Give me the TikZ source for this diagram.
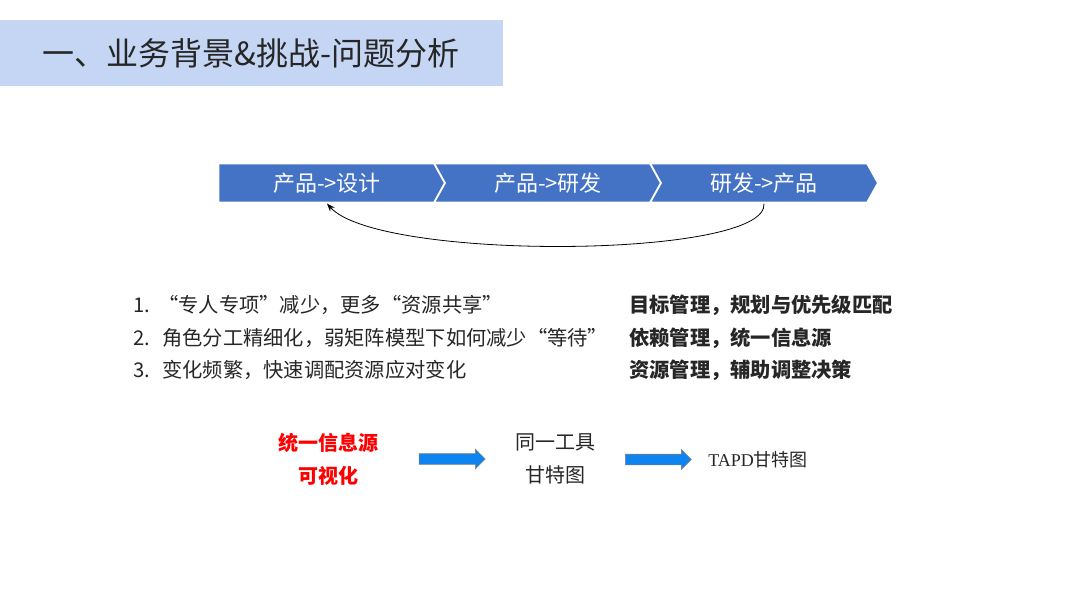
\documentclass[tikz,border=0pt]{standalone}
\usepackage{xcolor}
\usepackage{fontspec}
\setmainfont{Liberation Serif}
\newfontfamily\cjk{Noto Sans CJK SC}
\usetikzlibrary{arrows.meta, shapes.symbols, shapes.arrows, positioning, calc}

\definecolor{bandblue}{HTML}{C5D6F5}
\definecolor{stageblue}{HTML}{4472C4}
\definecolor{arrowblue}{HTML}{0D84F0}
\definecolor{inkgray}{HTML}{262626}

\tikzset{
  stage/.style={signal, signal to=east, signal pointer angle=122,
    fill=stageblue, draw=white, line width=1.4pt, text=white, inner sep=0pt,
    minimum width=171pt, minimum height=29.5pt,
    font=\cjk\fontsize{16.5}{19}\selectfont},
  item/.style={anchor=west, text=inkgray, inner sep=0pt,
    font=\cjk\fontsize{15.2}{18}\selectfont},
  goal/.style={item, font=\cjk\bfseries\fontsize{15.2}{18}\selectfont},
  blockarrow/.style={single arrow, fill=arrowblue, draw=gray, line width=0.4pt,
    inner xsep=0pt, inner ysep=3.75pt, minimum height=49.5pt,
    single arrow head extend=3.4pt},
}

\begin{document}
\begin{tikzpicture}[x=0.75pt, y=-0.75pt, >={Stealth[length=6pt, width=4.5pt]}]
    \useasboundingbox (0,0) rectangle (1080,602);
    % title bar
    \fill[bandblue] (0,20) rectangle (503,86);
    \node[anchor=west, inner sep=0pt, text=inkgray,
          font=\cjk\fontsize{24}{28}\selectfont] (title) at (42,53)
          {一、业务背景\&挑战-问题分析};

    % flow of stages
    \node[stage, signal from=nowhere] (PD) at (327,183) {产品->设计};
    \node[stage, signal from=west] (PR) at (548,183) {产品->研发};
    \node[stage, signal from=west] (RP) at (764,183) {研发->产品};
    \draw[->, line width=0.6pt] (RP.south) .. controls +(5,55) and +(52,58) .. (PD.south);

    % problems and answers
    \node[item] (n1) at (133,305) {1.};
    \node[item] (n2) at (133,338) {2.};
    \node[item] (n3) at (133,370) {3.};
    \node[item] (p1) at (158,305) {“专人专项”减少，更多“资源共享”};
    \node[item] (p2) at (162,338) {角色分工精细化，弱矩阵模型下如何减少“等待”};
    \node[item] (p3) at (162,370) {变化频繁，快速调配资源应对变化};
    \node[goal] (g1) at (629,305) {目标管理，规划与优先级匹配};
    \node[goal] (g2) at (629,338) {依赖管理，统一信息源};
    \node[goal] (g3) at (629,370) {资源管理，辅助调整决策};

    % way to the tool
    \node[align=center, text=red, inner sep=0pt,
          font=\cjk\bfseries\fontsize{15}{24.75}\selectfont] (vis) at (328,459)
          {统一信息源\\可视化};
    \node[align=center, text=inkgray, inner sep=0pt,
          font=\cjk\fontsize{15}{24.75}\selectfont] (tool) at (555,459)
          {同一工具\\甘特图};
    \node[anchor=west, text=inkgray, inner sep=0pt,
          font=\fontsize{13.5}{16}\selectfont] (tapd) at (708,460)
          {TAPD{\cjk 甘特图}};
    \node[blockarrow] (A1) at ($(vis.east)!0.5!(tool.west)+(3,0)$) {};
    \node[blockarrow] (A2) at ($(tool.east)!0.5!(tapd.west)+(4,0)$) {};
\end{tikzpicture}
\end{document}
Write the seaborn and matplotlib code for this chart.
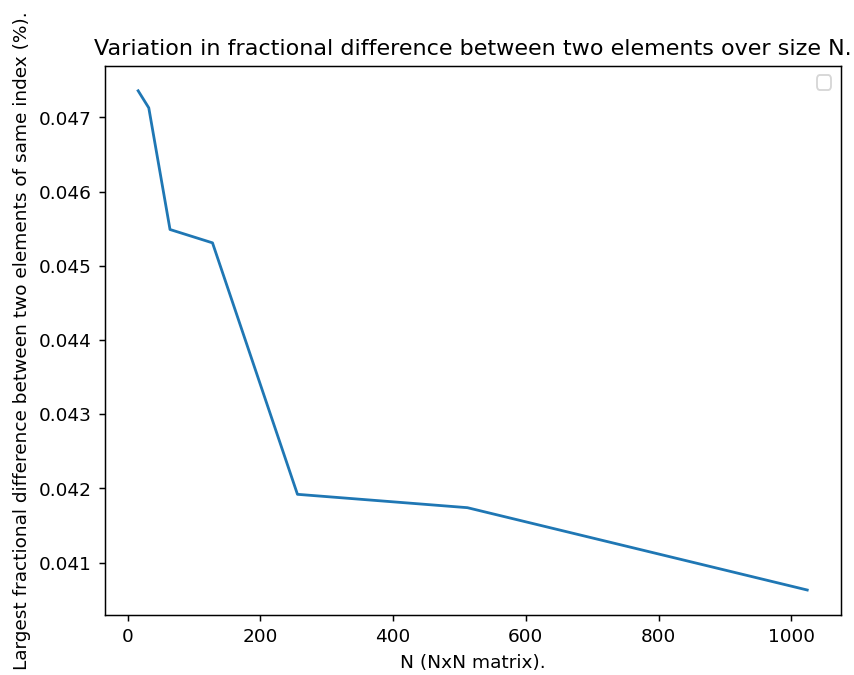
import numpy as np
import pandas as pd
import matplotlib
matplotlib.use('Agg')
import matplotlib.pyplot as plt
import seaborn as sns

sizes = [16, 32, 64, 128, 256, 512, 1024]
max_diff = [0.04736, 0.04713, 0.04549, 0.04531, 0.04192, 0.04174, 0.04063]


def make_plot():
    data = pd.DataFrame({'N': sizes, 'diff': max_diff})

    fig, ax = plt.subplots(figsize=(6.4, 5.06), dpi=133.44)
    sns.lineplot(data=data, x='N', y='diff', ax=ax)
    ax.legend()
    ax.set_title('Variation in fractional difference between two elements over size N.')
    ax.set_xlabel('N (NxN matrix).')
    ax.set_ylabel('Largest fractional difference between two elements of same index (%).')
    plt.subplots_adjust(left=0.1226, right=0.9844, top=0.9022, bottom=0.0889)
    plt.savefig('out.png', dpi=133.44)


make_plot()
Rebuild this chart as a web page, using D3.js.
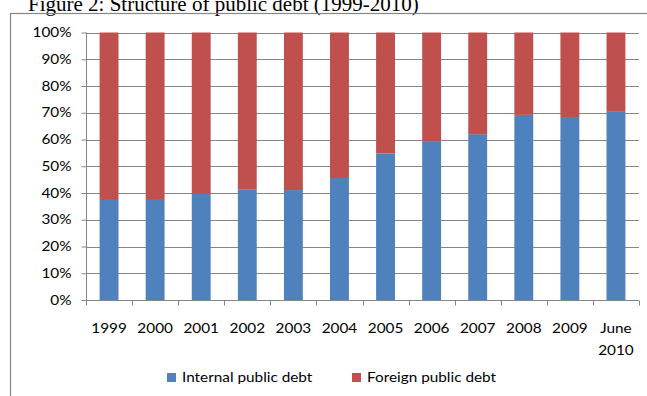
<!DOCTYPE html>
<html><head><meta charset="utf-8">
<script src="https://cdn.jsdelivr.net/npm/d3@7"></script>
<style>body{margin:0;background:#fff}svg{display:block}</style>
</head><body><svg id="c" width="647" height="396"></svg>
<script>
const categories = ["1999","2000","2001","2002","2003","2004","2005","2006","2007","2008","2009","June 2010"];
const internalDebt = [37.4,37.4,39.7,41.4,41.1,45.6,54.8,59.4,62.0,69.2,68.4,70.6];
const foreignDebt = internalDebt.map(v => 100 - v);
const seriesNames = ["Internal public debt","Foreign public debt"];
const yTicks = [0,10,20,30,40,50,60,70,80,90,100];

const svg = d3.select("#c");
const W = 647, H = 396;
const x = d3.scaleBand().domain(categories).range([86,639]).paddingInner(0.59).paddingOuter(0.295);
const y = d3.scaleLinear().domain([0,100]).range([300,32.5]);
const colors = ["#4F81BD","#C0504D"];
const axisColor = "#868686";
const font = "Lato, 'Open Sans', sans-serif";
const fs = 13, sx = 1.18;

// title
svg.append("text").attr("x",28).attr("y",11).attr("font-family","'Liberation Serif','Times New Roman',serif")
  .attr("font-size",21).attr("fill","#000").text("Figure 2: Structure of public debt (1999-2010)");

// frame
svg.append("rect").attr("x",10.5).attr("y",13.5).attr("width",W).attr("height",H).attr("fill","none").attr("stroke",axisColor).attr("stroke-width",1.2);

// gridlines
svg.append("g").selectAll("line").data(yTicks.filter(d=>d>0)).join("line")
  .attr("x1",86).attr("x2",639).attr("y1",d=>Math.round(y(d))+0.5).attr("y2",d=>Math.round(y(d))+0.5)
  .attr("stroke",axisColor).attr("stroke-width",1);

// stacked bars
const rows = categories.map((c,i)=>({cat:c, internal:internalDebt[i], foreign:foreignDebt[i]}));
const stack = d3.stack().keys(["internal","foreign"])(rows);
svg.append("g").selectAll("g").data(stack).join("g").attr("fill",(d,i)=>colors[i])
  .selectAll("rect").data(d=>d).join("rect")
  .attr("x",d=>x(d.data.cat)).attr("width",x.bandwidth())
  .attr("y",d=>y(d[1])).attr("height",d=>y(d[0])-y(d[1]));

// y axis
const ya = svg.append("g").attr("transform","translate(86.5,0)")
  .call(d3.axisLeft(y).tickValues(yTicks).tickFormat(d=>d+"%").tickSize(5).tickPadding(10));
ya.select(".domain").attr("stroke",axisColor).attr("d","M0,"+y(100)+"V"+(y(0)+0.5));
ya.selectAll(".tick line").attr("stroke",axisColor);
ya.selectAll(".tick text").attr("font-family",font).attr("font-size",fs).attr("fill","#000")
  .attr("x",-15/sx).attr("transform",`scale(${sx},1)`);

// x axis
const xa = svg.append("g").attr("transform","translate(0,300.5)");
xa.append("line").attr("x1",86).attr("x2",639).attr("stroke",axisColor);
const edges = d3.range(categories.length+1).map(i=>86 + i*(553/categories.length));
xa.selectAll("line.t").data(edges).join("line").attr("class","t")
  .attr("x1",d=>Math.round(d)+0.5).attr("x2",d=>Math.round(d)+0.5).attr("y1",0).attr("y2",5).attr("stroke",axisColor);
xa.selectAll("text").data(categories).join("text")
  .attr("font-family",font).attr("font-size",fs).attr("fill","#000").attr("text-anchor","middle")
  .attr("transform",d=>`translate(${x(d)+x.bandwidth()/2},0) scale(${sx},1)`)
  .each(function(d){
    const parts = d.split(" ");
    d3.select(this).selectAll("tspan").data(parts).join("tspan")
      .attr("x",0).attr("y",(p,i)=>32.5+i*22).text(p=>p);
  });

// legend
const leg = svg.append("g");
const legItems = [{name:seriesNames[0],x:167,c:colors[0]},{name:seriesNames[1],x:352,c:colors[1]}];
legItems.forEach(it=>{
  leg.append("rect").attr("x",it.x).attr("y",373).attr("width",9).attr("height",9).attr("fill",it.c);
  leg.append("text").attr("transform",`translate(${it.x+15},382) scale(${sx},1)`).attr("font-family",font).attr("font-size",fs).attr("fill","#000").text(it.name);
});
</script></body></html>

STATED EXERCISE
Where a line of the records above holds the word "chart", copy that line.

RESPONSE TO THE TASK
Write the seaborn and matplotlib code for this chart.
Rebuild this chart as a web page, using D3.js.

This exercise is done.